If your kid yells at you, what do you do?

Anonymous
Basically the title. I know kids get triggered and yell and say mean things. I am not sure how best to deal with this behavior. What I am currently doing is saying, I know you are upset about X and that is OK. It is not OK to yell at me/ accuse me/ threaten me. That hurts my feelings. When you are calm I would like you to apologize.

Background: XDH most likely had borderline personality disorder and behaved like this during bad episodes. It is a trigger for me. Separate from that, I’m conscious of not raising kids who think it’s ok to behave like this.
Anonymous
Usually when my kid is saying those things she is too hyped up to be reasoned with. I disengage then revisit when she is calm and talk about other ways she can express her feelings.
Anonymous
I ask if they have lost their everloving mind, then tell them to go the eff to their room and stare at the wall. You don't yell at me in the house I pay for by going to a job I barely like every day.
Anonymous
You say what?!

And what does your ex have to do with your parenting?
Anonymous
I send them to their rooms to calm down and tell them they can come down when they can speak to me calmly. I will also expect an apology for the outburst and ask them if they can articulate to me why I sent them to their room.
Anonymous
How old is this child? Are they neurotypical?
Anonymous
I speak calmly and kindly but repeat "you are yelling at me and that is not appropriate". If the yelling continues I walk away. If it continues then, we have consequences, loss of privileges or whatever.

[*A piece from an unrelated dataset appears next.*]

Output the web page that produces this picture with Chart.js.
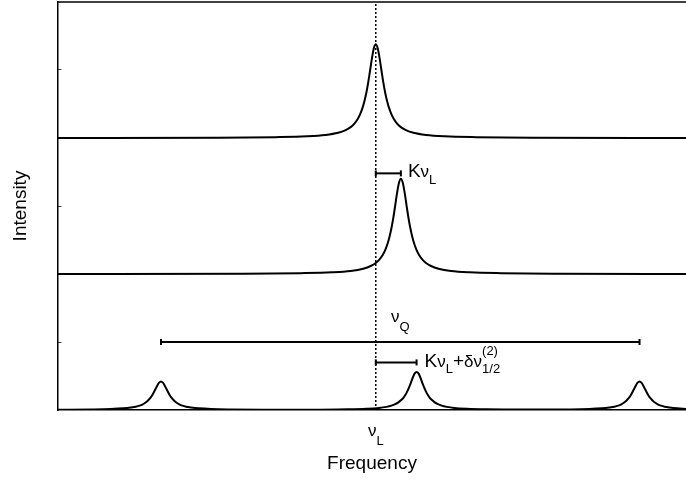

For context my son has adhd and violent outbursts are unfortunately common. So my threshold is maybe higher than other parents, I dont punish or freak out the first few yells. But it is part of a larger scheme of behavior we are working through.
Anonymous
Does your child apologize or is it a struggle?

We do timeouts but no apology. Maybe we should. Given your child's potential family history of borderline personality, I like your focus on apologizing.
Anonymous
Soap, water, bottle brush, mouth.
Anonymous
Anonymous wrote:I ask if they have lost their everloving mind, then tell them to go the eff to their room and stare at the wall. You don't yell at me in the house I pay for by going to a job I barely like every day.


Basically this. Their world stops.
Anonymous
I calmly ask if they are finished. The answer is always "yes". I say "Good. Go to your room until you can speak with respect." When they come out we will talk about whatever is going on. There's usually a consequence. No TV, earlier bed time... something.
Anonymous
I say “1”. If kid continues to tell, I say “2”. If child is still yelling at me, I say, “3. Take a time out.” If child refuses to go to time out, I hide the TV cord for the rest of the day. Kid is learning to express anger in a calmer voice, which I allow. The book that taught me how to do this is called 123 Magic. We’re not out of the woods yet, but it’s working.
Anonymous
Anonymous wrote:
Anonymous wrote:I ask if they have lost their everloving mind, then tell them to go the eff to their room and stare at the wall. You don't yell at me in the house I pay for by going to a job I barely like every day.


Basically this. Their world stops.


This is so interesting to me, as I have a kid whose world would just always be stopped.
Anonymous
I just immediately disengage and walk away. My face falls; I stop eye contact. The kid either finds me to apologize or when he's calmer I ask him why he thinks I walked away and he says he's sorry. But this doesn't a happen a lot. Maybe once or twice a year,
Anonymous
Anonymous wrote:I send them to their rooms to calm down and tell them they can come down when they can speak to me calmly. I will also expect an apology for the outburst and ask them if they can articulate to me why I sent them to their room.

Similar to this.
Mine is 12 now and this has only happened of times. Our role as the adult is to de escalate so we separate then try again. Mine really only does this if she’s genuinely upset about something.